→ Stated task
Extract each line of the material that follows exactly and omit its pictures.

→ Data section
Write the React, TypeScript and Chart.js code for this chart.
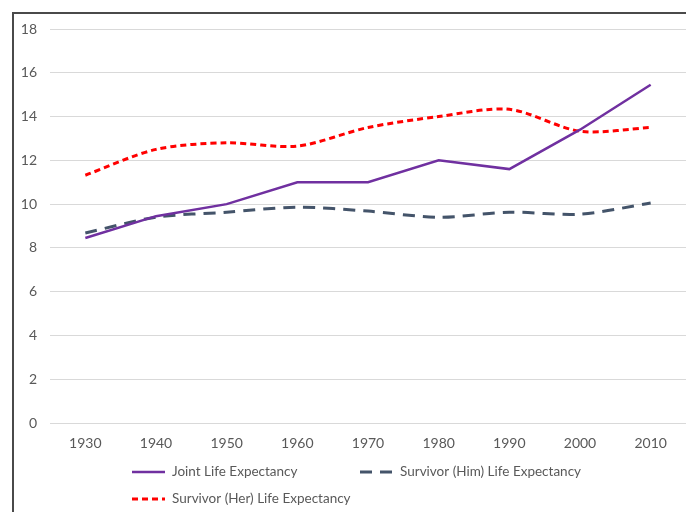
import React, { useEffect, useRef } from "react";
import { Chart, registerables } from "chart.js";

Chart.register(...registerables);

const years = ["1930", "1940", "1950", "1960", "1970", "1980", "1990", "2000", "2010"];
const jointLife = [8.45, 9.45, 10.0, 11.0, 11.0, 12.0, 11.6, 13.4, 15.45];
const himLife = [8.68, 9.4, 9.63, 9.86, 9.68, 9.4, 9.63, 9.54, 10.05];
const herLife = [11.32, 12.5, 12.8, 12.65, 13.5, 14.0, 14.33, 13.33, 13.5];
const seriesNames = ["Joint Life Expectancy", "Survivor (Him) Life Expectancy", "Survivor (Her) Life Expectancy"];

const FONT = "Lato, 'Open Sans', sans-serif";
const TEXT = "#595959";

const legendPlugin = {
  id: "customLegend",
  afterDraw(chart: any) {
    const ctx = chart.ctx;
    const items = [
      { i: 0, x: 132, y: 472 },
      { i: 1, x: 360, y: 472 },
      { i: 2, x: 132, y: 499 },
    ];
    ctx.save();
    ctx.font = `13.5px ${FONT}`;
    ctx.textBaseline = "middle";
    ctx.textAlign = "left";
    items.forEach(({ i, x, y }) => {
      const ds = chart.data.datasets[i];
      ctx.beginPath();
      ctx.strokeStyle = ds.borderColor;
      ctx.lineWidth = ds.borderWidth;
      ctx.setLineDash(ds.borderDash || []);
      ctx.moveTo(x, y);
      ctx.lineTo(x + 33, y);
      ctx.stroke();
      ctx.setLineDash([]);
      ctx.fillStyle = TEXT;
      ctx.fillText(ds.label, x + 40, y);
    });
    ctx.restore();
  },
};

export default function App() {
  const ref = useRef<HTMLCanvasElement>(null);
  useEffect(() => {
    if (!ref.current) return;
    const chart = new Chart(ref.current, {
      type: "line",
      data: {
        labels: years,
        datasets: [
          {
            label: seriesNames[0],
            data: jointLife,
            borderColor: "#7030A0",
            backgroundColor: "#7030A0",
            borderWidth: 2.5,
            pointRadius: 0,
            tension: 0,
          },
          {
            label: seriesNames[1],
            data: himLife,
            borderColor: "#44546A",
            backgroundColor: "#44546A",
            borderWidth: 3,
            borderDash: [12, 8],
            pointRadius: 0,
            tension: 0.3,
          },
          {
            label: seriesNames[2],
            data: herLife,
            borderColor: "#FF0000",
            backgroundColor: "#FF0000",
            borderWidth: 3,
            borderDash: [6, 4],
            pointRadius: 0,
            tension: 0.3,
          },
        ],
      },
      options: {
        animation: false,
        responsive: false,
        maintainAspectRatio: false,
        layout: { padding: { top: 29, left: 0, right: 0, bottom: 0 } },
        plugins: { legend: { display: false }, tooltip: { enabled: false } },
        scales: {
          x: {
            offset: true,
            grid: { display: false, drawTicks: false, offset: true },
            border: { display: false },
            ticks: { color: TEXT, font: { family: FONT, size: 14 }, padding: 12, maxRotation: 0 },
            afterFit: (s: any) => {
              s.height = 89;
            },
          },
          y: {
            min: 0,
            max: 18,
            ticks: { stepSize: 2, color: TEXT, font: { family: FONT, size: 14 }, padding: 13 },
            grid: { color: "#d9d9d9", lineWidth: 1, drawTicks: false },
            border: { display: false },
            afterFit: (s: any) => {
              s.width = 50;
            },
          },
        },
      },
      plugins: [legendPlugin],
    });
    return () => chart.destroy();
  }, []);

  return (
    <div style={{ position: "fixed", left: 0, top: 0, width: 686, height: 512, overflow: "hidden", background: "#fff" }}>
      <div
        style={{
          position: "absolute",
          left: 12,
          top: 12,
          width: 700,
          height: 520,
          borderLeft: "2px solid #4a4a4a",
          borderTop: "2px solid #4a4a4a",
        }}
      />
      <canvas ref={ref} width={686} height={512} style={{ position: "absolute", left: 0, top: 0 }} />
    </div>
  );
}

→ Complete answer
Write the React, TypeScript and Chart.js code for this chart.
import React, { useEffect, useRef } from "react";
import { Chart, registerables } from "chart.js";

Chart.register(...registerables);

const years = ["1930", "1940", "1950", "1960", "1970", "1980", "1990", "2000", "2010"];
const jointLife = [8.45, 9.45, 10.0, 11.0, 11.0, 12.0, 11.6, 13.4, 15.45];
const himLife = [8.68, 9.4, 9.63, 9.86, 9.68, 9.4, 9.63, 9.54, 10.05];
const herLife = [11.32, 12.5, 12.8, 12.65, 13.5, 14.0, 14.33, 13.33, 13.5];
const seriesNames = ["Joint Life Expectancy", "Survivor (Him) Life Expectancy", "Survivor (Her) Life Expectancy"];

const FONT = "Lato, 'Open Sans', sans-serif";
const TEXT = "#595959";

const legendPlugin = {
  id: "customLegend",
  afterDraw(chart: any) {
    const ctx = chart.ctx;
    const items = [
      { i: 0, x: 132, y: 472 },
      { i: 1, x: 360, y: 472 },
      { i: 2, x: 132, y: 499 },
    ];
    ctx.save();
    ctx.font = `13.5px ${FONT}`;
    ctx.textBaseline = "middle";
    ctx.textAlign = "left";
    items.forEach(({ i, x, y }) => {
      const ds = chart.data.datasets[i];
      ctx.beginPath();
      ctx.strokeStyle = ds.borderColor;
      ctx.lineWidth = ds.borderWidth;
      ctx.setLineDash(ds.borderDash || []);
      ctx.moveTo(x, y);
      ctx.lineTo(x + 33, y);
      ctx.stroke();
      ctx.setLineDash([]);
      ctx.fillStyle = TEXT;
      ctx.fillText(ds.label, x + 40, y);
    });
    ctx.restore();
  },
};

export default function App() {
  const ref = useRef<HTMLCanvasElement>(null);
  useEffect(() => {
    if (!ref.current) return;
    const chart = new Chart(ref.current, {
      type: "line",
      data: {
        labels: years,
        datasets: [
          {
            label: seriesNames[0],
            data: jointLife,
            borderColor: "#7030A0",
            backgroundColor: "#7030A0",
            borderWidth: 2.5,
            pointRadius: 0,
            tension: 0,
          },
          {
            label: seriesNames[1],
            data: himLife,
            borderColor: "#44546A",
            backgroundColor: "#44546A",
            borderWidth: 3,
            borderDash: [12, 8],
            pointRadius: 0,
            tension: 0.3,
          },
          {
            label: seriesNames[2],
            data: herLife,
            borderColor: "#FF0000",
            backgroundColor: "#FF0000",
            borderWidth: 3,
            borderDash: [6, 4],
            pointRadius: 0,
            tension: 0.3,
          },
        ],
      },
      options: {
        animation: false,
        responsive: false,
        maintainAspectRatio: false,
        layout: { padding: { top: 29, left: 0, right: 0, bottom: 0 } },
        plugins: { legend: { display: false }, tooltip: { enabled: false } },
        scales: {
          x: {
            offset: true,
            grid: { display: false, drawTicks: false, offset: true },
            border: { display: false },
            ticks: { color: TEXT, font: { family: FONT, size: 14 }, padding: 12, maxRotation: 0 },
            afterFit: (s: any) => {
              s.height = 89;
            },
          },
          y: {
            min: 0,
            max: 18,
            ticks: { stepSize: 2, color: TEXT, font: { family: FONT, size: 14 }, padding: 13 },
            grid: { color: "#d9d9d9", lineWidth: 1, drawTicks: false },
            border: { display: false },
            afterFit: (s: any) => {
              s.width = 50;
            },
          },
        },
      },
      plugins: [legendPlugin],
    });
    return () => chart.destroy();
  }, []);

  return (
    <div style={{ position: "fixed", left: 0, top: 0, width: 686, height: 512, overflow: "hidden", background: "#fff" }}>
      <div
        style={{
          position: "absolute",
          left: 12,
          top: 12,
          width: 700,
          height: 520,
          borderLeft: "2px solid #4a4a4a",
          borderTop: "2px solid #4a4a4a",
        }}
      />
      <canvas ref={ref} width={686} height={512} style={{ position: "absolute", left: 0, top: 0 }} />
    </div>
  );
}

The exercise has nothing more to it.